Muse Nightclub and Lounge, located at 717 6th Street NW, plans to reopen with tighter security procedures after D.C. Police Chief Cathy Lanier shut the place down for 96 hours in reaction to a May 16 face slashing.

The violence erupted when one male club-goer bumped into another. There was some shoving, a head butt and two punches before one of the men, the smaller of the two, pulled out a box cutter.

According to an investigative report by the District’s Alcoholic Beverage Regulation Administration (ABRA), the blade wielder twice slashed the left side of his victim’s face, leaving behind deep gashes. The man with the box cutter was arrested by police. The victim was taken to the hospital. In a letter to the ABRA, Lanier called Muse’s security the night of the slicing “inadequate,” and asked for a revocation of the club’s license.

Reviewing the incident at a fact-finding hearing on Wednesday, the city’s Alcoholic Beverage Control (ABC) Board wanted to know why the assailant wasn’t searched for weapons as he entered the club. They figured Muse regularly frisked its patrons. Steven O’Brien, a lawyer for the nightspot explained that club security didn’t pat down the crowd that evening because it was Sunday. He says security staffers only frisk patrons on Thursdays. O’Brien says the reason why is that on Sundays, the club attracts a mature, “well-dressed”crowd for a Latin-themed night while “On Thursday, it’s a younger crowd…I’m trying to think of a way to say it, a less sophisticated crowd.”
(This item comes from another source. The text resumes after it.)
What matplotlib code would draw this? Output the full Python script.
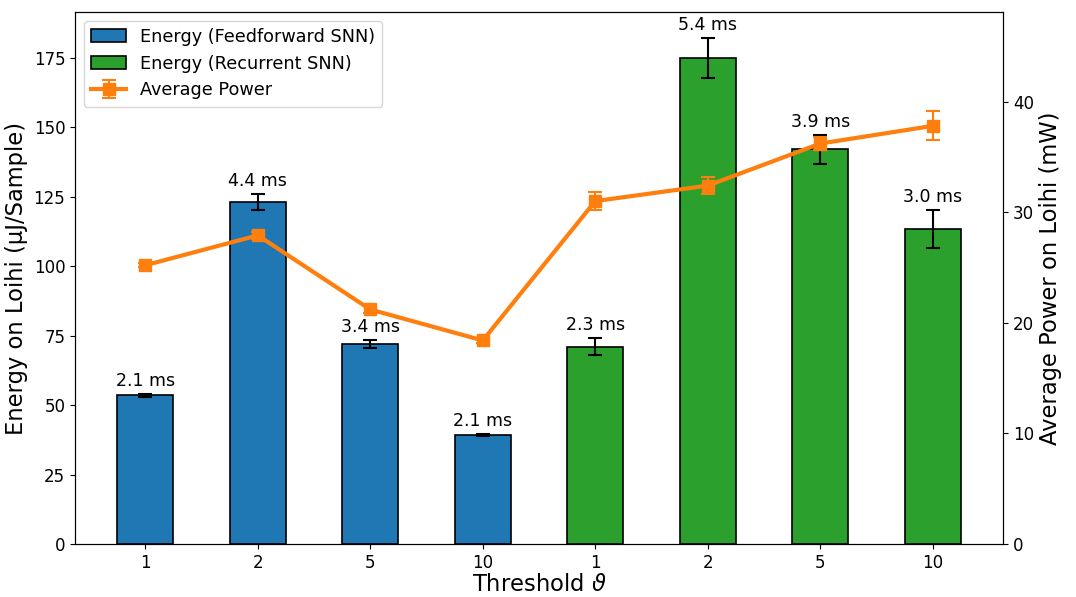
import matplotlib
matplotlib.use("Agg")
import matplotlib.pyplot as plt
import numpy as np

thresholds = ["1", "2", "5", "10", "1", "2", "5", "10"]
energy_ff = [53.6, 123.1, 72.0, 39.2]
energy_ff_err = [0.5, 2.9, 1.5, 0.4]
energy_rec = [71.0, 175.0, 142.2, 113.4]
energy_rec_err = [3.0, 7.3, 5.2, 6.7]
latency_labels = ["2.1 ms", "4.4 ms", "3.4 ms", "2.1 ms", "2.3 ms", "5.4 ms", "3.9 ms", "3.0 ms"]
power = [25.2, 27.9, 21.2, 18.4, 31.0, 32.4, 36.2, 37.8]
power_err = [0.2, 0.3, 0.3, 0.2, 0.85, 0.8, 0.6, 1.3]

fig = plt.figure(figsize=(10.76, 5.97), dpi=100)
ax = fig.add_axes([0.0697, 0.0888, 0.8625, 0.8912])

x = np.arange(len(thresholds))
xf = x[:4]
xr = x[4:]
b1 = ax.bar(xf, energy_ff, width=0.5, color="#1f77b4", edgecolor="black", linewidth=1.2,
            yerr=energy_ff_err, capsize=5, error_kw=dict(elinewidth=1.5, capthick=1.5),
            label="Energy (Feedforward SNN)")
b2 = ax.bar(xr, energy_rec, width=0.5, color="#2ca02c", edgecolor="black", linewidth=1.2,
            yerr=energy_rec_err, capsize=5, error_kw=dict(elinewidth=1.5, capthick=1.5),
            label="Energy (Recurrent SNN)")

allE = energy_ff + energy_rec
allErr = energy_ff_err + energy_rec_err
for xi, e, er, lab in zip(x, allE, allErr, latency_labels):
    ax.annotate(lab, (xi, e + er), xytext=(0, 3), textcoords="offset points",
                ha="center", va="bottom", fontsize=12.5)

ax.set_xticks(x)
ax.set_xticklabels(thresholds, fontsize=12)
ax.tick_params(axis="y", labelsize=12)
ax.set_xlabel("Threshold $\\vartheta$", fontsize=16.3, labelpad=1)
ax.set_ylabel("Energy on Loihi (µJ/Sample)", fontsize=16.3)
ax.set_ylim(0, 191.6)

ax2 = ax.twinx()
l = ax2.errorbar(x, power, yerr=power_err, color="#ff7f0e", marker="s", markersize=9,
                 linewidth=3, capsize=5, capthick=1.5, elinewidth=1.5, label="Average Power")
ax2.set_ylim(0, 48.1)
ax2.tick_params(axis="y", labelsize=12)
ax2.set_ylabel("Average Power on Loihi (mW)", fontsize=16.3)

handles = [b1, b2, l]
labels = [h.get_label() for h in handles]
ax.legend(handles, labels, loc="upper left", fontsize=12.7)

fig.savefig("out.png", dpi=100)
Speaking at the hearing on behalf of concerned community members, Terry Carter, who lives in a condo located next door to the hang-out, had a number of complaints about Muse, one was that, in informing the board that its Thursday night clientele was being inspected for weapons because it’s a “younger” crowd, Muse was using “code speak”: “Thursday night is hip-hop night,” he said. “They are patting down the hip-hoppers.”

Carter says that neighbors were particularly not amused about the slashing. “We even had to clean the blood up in front of our building that morning,” he says.

O’Brien says the club knows it made a mistake not searching the “mature” crowd for weapons: “We now know that it can happen, because it has happened.” He says that when the club reopens, all its customers will be searched.